Rules! Drama! Action! – A game design approach to mapping, designing, and communicating experiences
Saturday, 28 Sep. 9:00–12:30
A make-to-learn, hands-on workshop that teaches how to break down and conceptualize complex digital / physical experiences using a straightforward methodology adapted from game design theory and resting on information architecture principles. Sounds terrible? Ok, let me rephrase that: come to the workshop, and you’ll learn how to describe, model and explain experiences as if they were games by breaking them down into their formal, spatial, and dramatic elements. That is the rules they follow, the environment they create and inhabit, and the narratives they weave. The workshop introduces a revised, extended version of Fullerton’s well-known framework for disassembling games into manageable components for the purpose of design, and maps these to a coherent information architecture model for a better user experience. During the workshop, we discuss video games, card and board games, reflect on how they simulate complex environments while presenting players with a closed system and no external influences, and use the framework principles and methods to identify what elements we need to focus on, what are they (rules, resources, or mechanics; spatial elements; story elements), their relationships, and their role within the system. We discuss how to turn these insights into IA and UX concepts that capture and represent both the interplay between the elements and the systemic nature of experiences that travel across digital and physical spaces, and what benefits this understanding brings to day-to-day design practice. We sketch, we reflect, we learn. Ok. We also “play” games.

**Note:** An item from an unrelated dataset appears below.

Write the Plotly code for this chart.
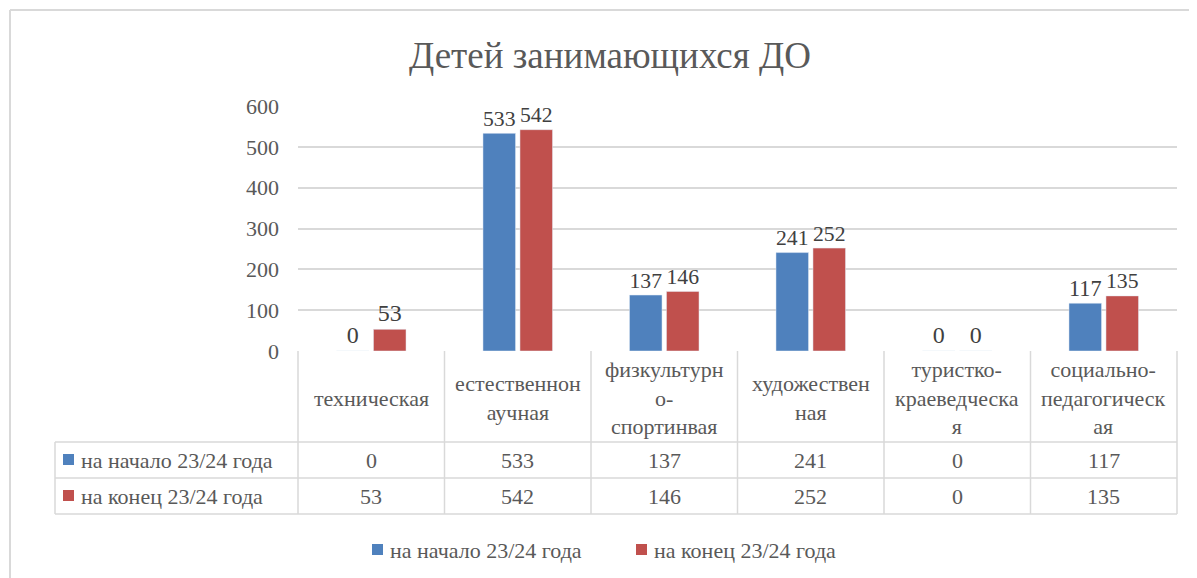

Andrea Resmini is an information architect, a teacher, and a researcher. He’s currently a senior lecturer at Jönköping International Business School where he heads the Master’s in Information Architecture and Innovation. Andrea is a compulsive reader, a pensive writer, an architect, and a terrible piano player. The author of “Pervasive Information Architecture” and “Reframing Information Architecture”, he knows way too much for his own good about WWII submarine warfare, videogames, Tolkien, Jack the Ripper, and the Titanic.